Ed's talk: Jul 17, 2008

Thursday, July 17, 2008

reply on music and religion

"Ed, I can see that you don't have much use for organized religion. However, I suggest that you have brushed over ideas too lightly. For example, I challenge you to bring forward the links of the Sermon on the Mount with the pagan examples of which you speak. Consider also the story of the Good Samaritan. Jesus was a Jew - and Jews tended to scorn the Samaritans. In other words, Jesus emphasized higher concepts than ethnic identity and interests."

Hi Frank,

It wasn't my purpose to suggest all composers were non-believers and that all believers were insincere.

The Jesus situation is complex and many have tried to understand it. If everyone who has tried has failed, I can have no pretext of understanding it.
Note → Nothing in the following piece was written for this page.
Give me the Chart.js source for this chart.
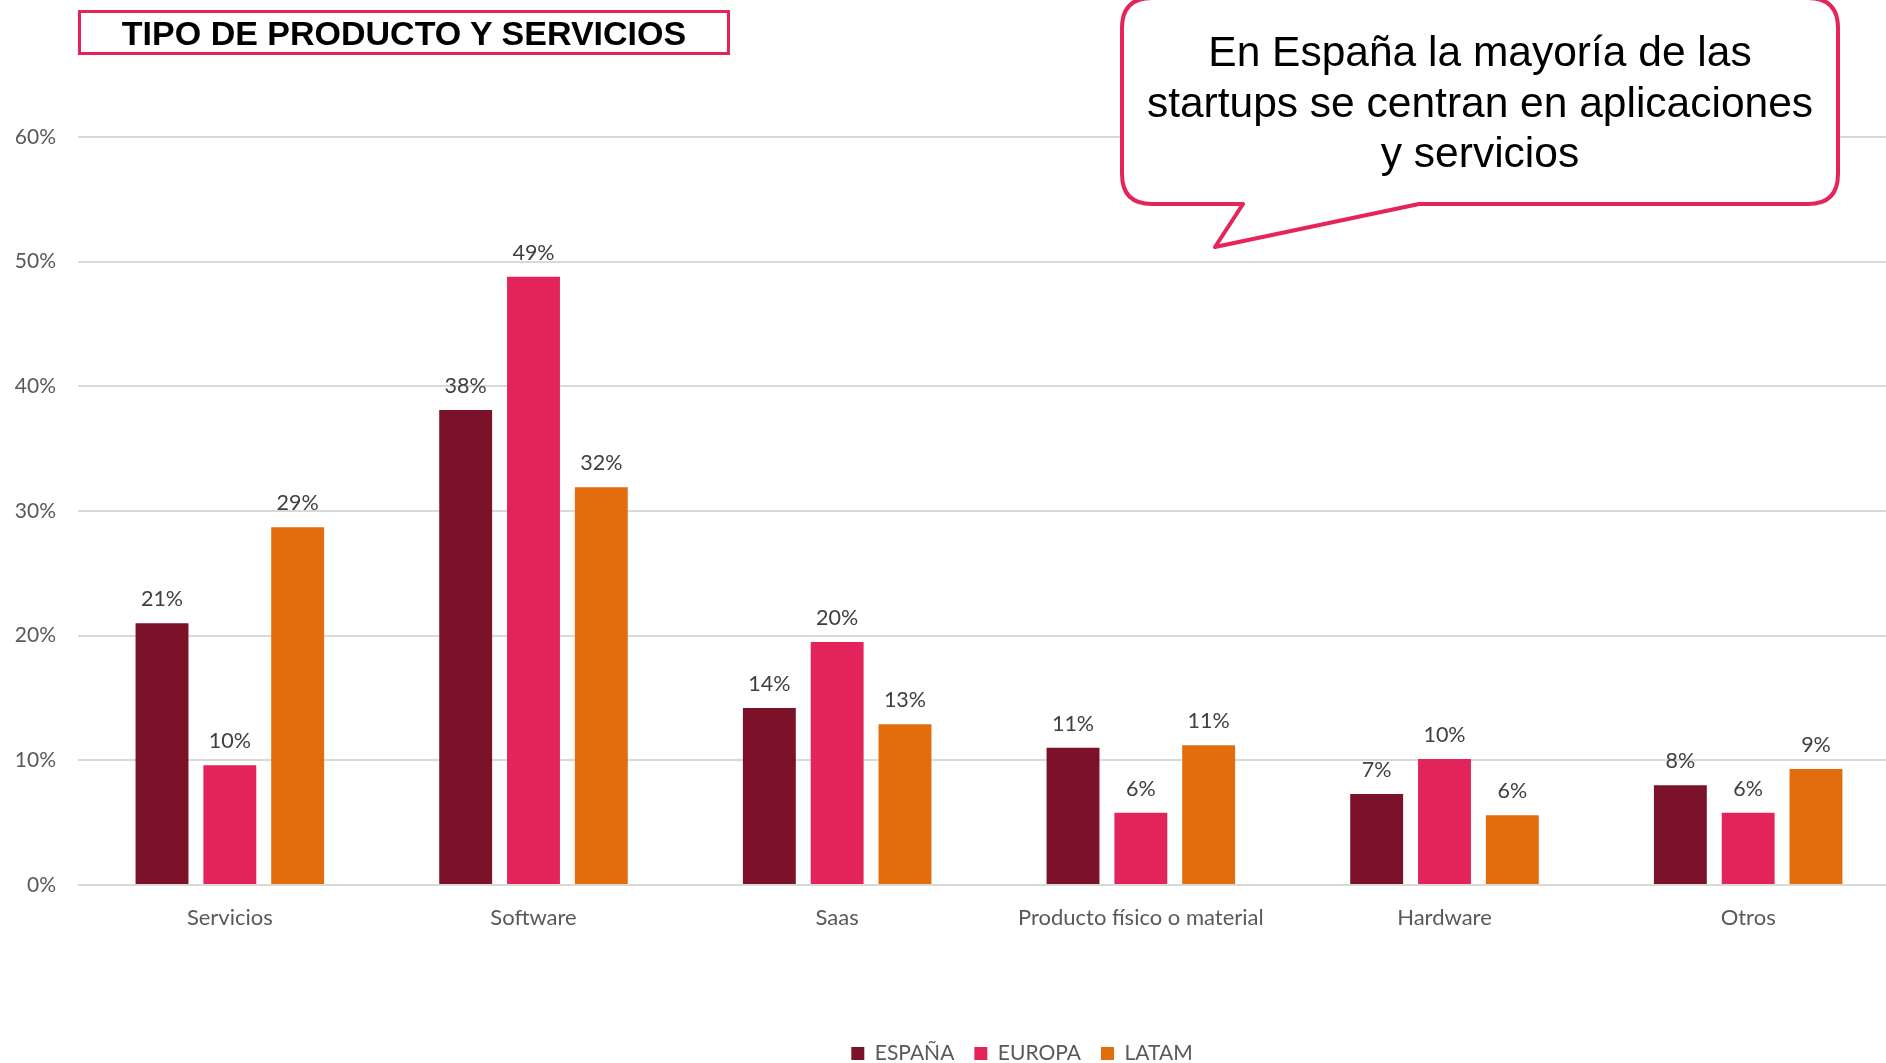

What I have suggested with my links is that many of the pagan antecedents of Jesus have had their attributes applied to him as well and that Mary certainly has these antecedents. While your ideas are certainly valid, they don't negate what I wrote.

Jesus also has other antecedents in the OT as well as, for instance, in Isaiah 53:

and Elijah who was also taken up into heaven, in a fiery chariot in his case.

"Next, you may have taken some editorial liberties by downgrading the faith of Gabriel Faure and Johannes Brahms. For example, Citations by Arthur Abell, who talked to Brahms, Grieg, and Max Bruch about their faith, cites Brahms' reverence for the Great Nazarene and reports that Brahms felt that his best works came when he was inspired by God. He also had disparaging things to say about the "neutrals", "the millions who live only for the here and now".

I don't see how I downgraded the faith of either. I wrote that "Fauré's own opinions on religion are unknown, to me at least, but he was notably anti-clerical, understandably, due to his day-to-day often fraught dealings with the clergy." I've known even believers who have had "fraught dealings with the clergy". As for Grieg I've heard nothing other than what you wrote and know only that Bruch was a gifted composer of the Lutheran faith who wrote much choral music as well as the "Kol Nidrei" for cello and orchestra and three Violin Concertos and was a friend of Brahms. (No he was not Jewish!)

And Mr. Abell, a violinist, seems to have had an agenda much as almost everyone does so I'm not sure I would believe him about Brahms either without further reliable sources.

"Indeed, it was not until I learned of Beethoven's belief that he had a mission from God that I could grasp how someone who lost the most precious faculty for a musician, his hearing, could go on to compose his best works. In contrast Johan Mattheson, from whose Boris Goudenow one can conclude that he was not burdened with reverence for the clergy, also had brilliant talent but composed nothing after he lost his hearing."

I'm not really sure where this came from about Beethoven but see this link.

I had not heard of this opera which was apparently rediscovered in 1998 and know little about Mattheson except for the duel in which he nearly killed Handel.